ECLI:NL:RBDHA:2025:14878
Rechtbank Den Haag
- Eerste aanleg - enkelvoudig
- Rechtspraak.nl
Weigering van een Ziektewet-uitkering en de beoordeling van arbeidsongeschiktheid
In deze zaak heeft de Rechtbank Den Haag op 8 augustus 2025 uitspraak gedaan in een geschil tussen een eiser en de Raad van bestuur van het Uitvoeringsinstituut werknemersverzekeringen (Uwv) over de weigering van een Ziektewet (ZW) uitkering. Eiser, die bekend is met diverse gezondheidsklachten waaronder rugklachten, psychische klachten en slaapapneu, had zich op 13 juni 2023 ziekgemeld. De Uwv weigerde de uitkering per 13 juni 2023, en dit besluit werd in een later bestreden besluit van 8 april 2024 gehandhaafd. Eiser heeft hiertegen beroep ingesteld, waarbij hij aanvoerde dat onvoldoende rekening was gehouden met zijn meervoudige problematiek en dat er medische redenen waren voor een urenbeperking.

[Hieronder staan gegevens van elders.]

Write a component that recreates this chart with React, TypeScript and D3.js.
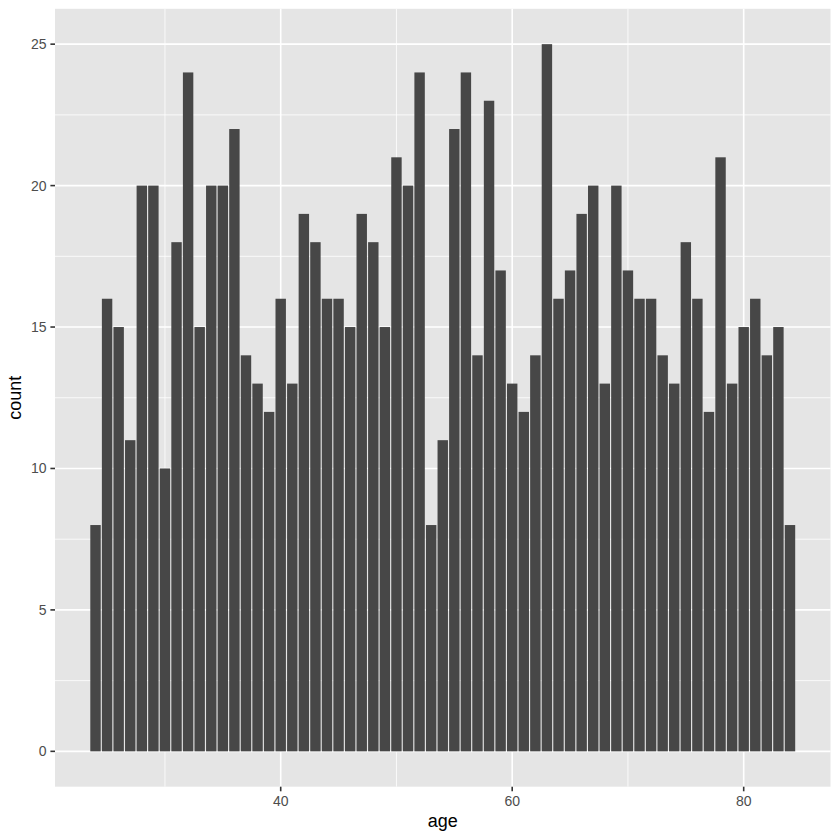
import * as d3 from "d3";

// age -> count
const ages = d3.range(24, 85);
const counts = [
    8, 16, 15, 11, 20, 20, 10, 18, 24, 15,
    20, 20, 22, 14, 13, 12, 16, 13, 19, 18,
    16, 16, 15, 19, 18, 15, 21, 20, 24, 8,
    11, 22, 24, 14, 23, 17, 13, 12, 14, 25,
    16, 17, 19, 20, 13, 20, 17, 16, 16, 14,
    13, 18, 16, 12, 21, 13, 15, 16, 14, 15, 8,
];
const xTicks = [40, 60, 80];
const xMinor = [30, 50, 70];
const yTicks = [0, 5, 10, 15, 20, 25];
const yMinor = [2.5, 7.5, 12.5, 17.5, 22.5];

const App = () => {
    const width = 840;
    const height = 840;
    const panelLeft = 55;
    const panelRight = 830.5;
    const panelTop = 8.8;
    const panelBottom = 786.7;
    const barWidth = 0.9;

    const x = d3.scaleLinear().domain([20.5, 87.5]).range([panelLeft, panelRight]);
    const y = d3.scaleLinear().domain([-1.25, 26.25]).range([panelBottom, panelTop]);

    const font = "'Liberation Sans', Arial, Helvetica, sans-serif";
    const gridMajor = 1.6;
    const gridMinor = 0.8;

    return (
        <div style={{ position: 'fixed', left: 0, top: 0 }}>
            <svg width={width} height={height} style={{ display: 'block', background: '#fff' }}>
                <rect x={panelLeft} y={panelTop} width={panelRight - panelLeft} height={panelBottom - panelTop} fill="#E5E5E5" />
                <g stroke="#fff">
                    { yMinor.map(d => <line key={'ym' + d} x1={panelLeft} x2={panelRight} y1={y(d)} y2={y(d)} strokeWidth={gridMinor} />) }
                    { xMinor.map(d => <line key={'xm' + d} x1={x(d)} x2={x(d)} y1={panelTop} y2={panelBottom} strokeWidth={gridMinor} />) }
                    { yTicks.map(d => <line key={'y' + d} x1={panelLeft} x2={panelRight} y1={y(d)} y2={y(d)} strokeWidth={gridMajor} />) }
                    { xTicks.map(d => <line key={'x' + d} x1={x(d)} x2={x(d)} y1={panelTop} y2={panelBottom} strokeWidth={gridMajor} />) }
                </g>
                <g fill="#474747">
                    { ages.map((a, i) => (
                        <rect
                            key={a}
                            x={x(a - barWidth / 2)}
                            width={x(a + barWidth / 2) - x(a - barWidth / 2)}
                            y={y(counts[i])}
                            height={y(0) - y(counts[i])}
                        />
                    )) }
                </g>
                {/* axes */}
                <g fontFamily={font} fontSize={14} fill="#4D4D4D">
                    { yTicks.map(d => (
                        <g key={'yt' + d}>
                            <line x1={panelLeft - 4.6} x2={panelLeft} y1={y(d)} y2={y(d)} stroke="#333" strokeWidth={1.6} />
                            <text x={panelLeft - 8.5} y={y(d) + 5} textAnchor="end">{d}</text>
                        </g>
                    )) }
                    { xTicks.map(d => (
                        <g key={'xt' + d}>
                            <line x1={x(d)} x2={x(d)} y1={panelBottom} y2={panelBottom + 4.6} stroke="#333" strokeWidth={1.6} />
                            <text x={x(d)} y={805.5} textAnchor="middle">{d}</text>
                        </g>
                    )) }
                </g>
                <text x={(panelLeft + panelRight) / 2} y={827} textAnchor="middle" fontFamily={font} fontSize={18} fill="#000">age</text>
                <text
                    transform={`translate(21,${(panelTop + panelBottom) / 2}) rotate(-90)`}
                    textAnchor="middle"
                    fontFamily={font}
                    fontSize={18}
                    fill="#000"
                >count</text>
            </svg>
        </div>
    );
};

export default App;
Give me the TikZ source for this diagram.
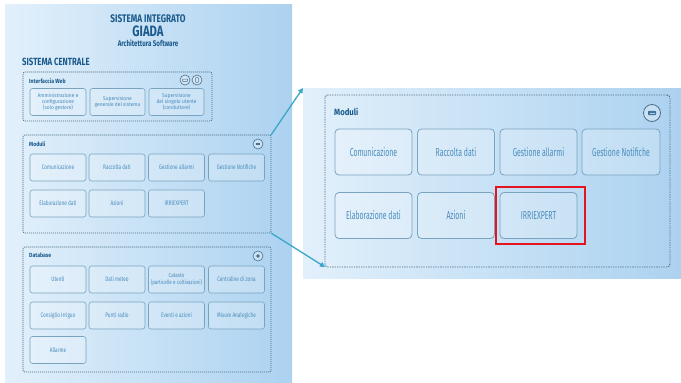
\documentclass[tikz,border=0pt]{standalone}
\usepackage{fontspec}
\setmainfont{Fira Sans}
\newfontfamily\condA{Fira Sans}[FakeStretch=0.6]
\newfontfamily\condB{Fira Sans}[FakeStretch=0.72]
\newfontfamily\condC{Fira Sans}[FakeStretch=0.9]
\newfontfamily\condD{Fira Sans}[FakeStretch=0.78]
\newfontfamily\headf{Fira Sans}[FakeStretch=0.86]
\newfontfamily\titlef{Fira Sans}[FakeStretch=0.75]
\usetikzlibrary{arrows.meta}
\definecolor{bgL}{HTML}{E2F0FB}
\definecolor{bgR}{HTML}{ACD2F0}
\definecolor{headc}{HTML}{1B5A8C}
\definecolor{txtc}{HTML}{4A8CBC}
\definecolor{boxc}{HTML}{7AA3BF}
\definecolor{dashc}{HTML}{4F6F86}
\definecolor{linkc}{HTML}{3BA6C8}
\tikzset{
  panel/.style={left color=bgL, right color=bgR, draw=none, inner sep=0pt, outer sep=0pt},
  grp/.style={draw=dashc, line width=0.7pt, dash pattern=on 1.1pt off 0.9pt, rounded corners=2pt, inner sep=0pt, outer sep=0pt},
  smod/.style={draw=boxc, line width=0.6pt, rounded corners=2.5pt, fill=white, fill opacity=0.22, text opacity=1, text=txtc, font=\condB\fontsize{6.5}{7}\selectfont, align=center, minimum width=56pt, minimum height=27pt, inner sep=0pt, outer sep=0pt},
  multi/.style={font=\condC\fontsize{5.4}{5.9}\selectfont},
  bmod/.style={draw=boxc, line width=0.8pt, rounded corners=4pt, fill=white, fill opacity=0.22, text opacity=1, text=txtc, font=\condA\fontsize{11.5}{13}\selectfont, align=center, minimum width=77pt, minimum height=46pt, inner sep=0pt, outer sep=0pt},
  glabel/.style={anchor=west, text=headc, font=\headf\fontsize{6}{7}\bfseries\selectfont, inner sep=0pt},
  icon/.style={circle, draw=dashc, line width=0.6pt, fill=white, fill opacity=0.3, minimum size=10pt, inner sep=0pt},
  link/.style={draw=linkc, line width=1.3pt, -{Triangle[length=5pt,width=5pt]}}
}
\begin{document}
\begin{tikzpicture}[x=1pt,y=-1pt]
\useasboundingbox (0,0) rectangle (681,383);
\fill[white] (0,0) rectangle (681,383);
% left panel
\node[panel, minimum width=287pt, minimum height=379pt] (lpanel) at (148.5,193.5) {};
\node[text=headc, font=\titlef\fontsize{11}{12}\bfseries\selectfont, inner sep=0pt] (t1) at (148,19) {SISTEMA INTEGRATO};
\node[text=headc, font=\titlef\fontsize{15}{16}\bfseries\selectfont, inner sep=0pt] (t2) at (148,31) {GIADA};
\node[text=headc, font=\titlef\fontsize{8.2}{9}\bfseries\selectfont, inner sep=0pt] (t3) at (148,43) {Architettura Software};
\node[anchor=west, text=headc, font=\titlef\fontsize{10.4}{11}\bfseries\selectfont, inner sep=0pt] (sc) at (22,62) {SISTEMA CENTRALE};

% Interfaccia Web
\node[grp, minimum width=189pt, minimum height=49pt] (web) at (117.5,96.5) {};
\node[glabel] (webl) at (29,81) {Interfaccia Web};
\node[icon] (wi1) at (185,80) {};
\draw[dashc, line width=0.5pt, rounded corners=0.5pt] (182.5,79) rectangle (187.5,81.5);
\node[icon] (wi2) at (197,80) {};
\draw[dashc, line width=0.5pt, rounded corners=0.5pt] (195.7,77.6) rectangle (198.3,82.4);
\node[smod, multi] (w1) at (58,102) {Amministrazione e\\configurazione\\(solo gestore)};
\node[smod, multi, minimum width=55pt] (w2) at (117.5,102) {Supervisione\\generale del sistema};
\node[smod, multi, minimum width=55pt] (w3) at (176.5,102) {Supervisione\\del singolo utente\\(conduttore)};

% Moduli (left)
\node[grp, minimum width=248pt, minimum height=98pt] (lmod) at (147,184) {};
\node[glabel] (lmodl) at (29,144) {Moduli};
\node[icon] (mi) at (258,144) {};
\fill[dashc] (256,143) rectangle (260,145.2);
\node[smod] (m1) at (58,167.5) {Comunicazione};
\node[smod] (m2) at (117,167.5) {Raccolta dati};
\node[smod] (m3) at (176.5,167.5) {Gestione allarmi};
\node[smod] (m4) at (236.5,167.5) {Gestione Notifiche};
\node[smod] (m5) at (58,203.5) {Elaborazione dati};
\node[smod] (m6) at (117,203.5) {Azioni};
\node[smod] (m7) at (176.5,203.5) {IRRIEXPERT};

% Database
\node[grp, minimum width=248pt, minimum height=125pt] (db) at (147,309.5) {};
\node[glabel] (dbl) at (29,255) {Database};
\node[icon] (di) at (258,256) {};
\fill[dashc] (258,256) circle (1.8pt);
\node[smod] (d1) at (58,279.5) {Utenti};
\node[smod] (d2) at (117,279.5) {Dati meteo};
\node[smod, font=\condD\fontsize{5.9}{6.4}\selectfont] (d3) at (176.5,279.5) {Catasto\\(particelle e coltivazioni)};
\node[smod] (d4) at (236.5,279.5) {Centraline di zona};
\node[smod] (d5) at (58,315.5) {Consiglio Irriguo};
\node[smod] (d6) at (117,315.5) {Punti radio};
\node[smod] (d7) at (176.5,315.5) {Eventi e azioni};
\node[smod] (d8) at (236.5,315.5) {Misure Analogiche};
\node[smod] (d9) at (58,350) {Allarme};

% right panel
\node[panel, minimum width=378pt, minimum height=190pt] (rpanel) at (492,183) {};
\node[grp, line width=0.9pt, dash pattern=on 1.3pt off 1.1pt, rounded corners=3pt, minimum width=345pt, minimum height=172pt] (rmod) at (497.5,181) {};
\node[anchor=west, text=headc, font=\headf\fontsize{9}{10}\bfseries\selectfont, inner sep=0pt] (rmodl) at (334,112) {Moduli};
\node[icon, minimum size=17pt, line width=0.8pt] (ri) at (652,113) {};
\fill[headc!85!white, rounded corners=0.8pt] (648,110.8) rectangle (656,115.2);
\draw[white!70!headc, line width=0.4pt] (649.5,113) -- (654.5,113);
\node[bmod] (r1) at (373.5,152) {Comunicazione};
\node[bmod] (r2) at (456,152) {Raccolta dati};
\node[bmod] (r3) at (538.5,152) {Gestione allarmi};
\node[bmod, minimum width=78pt] (r4) at (621,152) {Gestione Notifiche};
\node[bmod] (r5) at (373.5,215.5) {Elaborazione dati};
\node[bmod] (r6) at (456,215.5) {Azioni};
\node[bmod] (r7) at (538.5,215.5) {IRRIEXPERT};
\node[draw={rgb,255:red,230;green,20;blue,30}, line width=2pt, minimum width=89pt, minimum height=57pt, inner sep=0pt] (hl) at (540.5,215.5) {};

% connectors
\draw[link] (lmod.north east) -- (rpanel.north west);
\draw[link] (lmod.south east) -- (rmod.south west);
\end{tikzpicture}
\end{document}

De rechtbank heeft de zaak op 21 mei 2025 behandeld, waarbij zowel eiser als zijn gemachtigde, alsook de gemachtigde van de Uwv aanwezig waren. De rechtbank overwoog dat de verzekeringsarts b&b had vastgesteld dat de medische beperkingen van eiser niet waren toegenomen ten opzichte van eerdere beoordelingen. De rechtbank concludeerde dat de Uwv terecht had geweigerd om eiser een ZW-uitkering toe te kennen, omdat hij geschikt werd geacht voor de geduide functies. De rechtbank oordeelde dat de medische rapporten zorgvuldig waren opgesteld en dat er geen aanleiding was om te twijfelen aan de juistheid van het medisch oordeel.
Uiteindelijk verklaarde de rechtbank het beroep van eiser ongegrond en wees het verzoek om terugbetaling van griffierecht af. De uitspraak werd openbaar gemaakt op 8 augustus 2025, en partijen werden geïnformeerd over de mogelijkheid tot hoger beroep.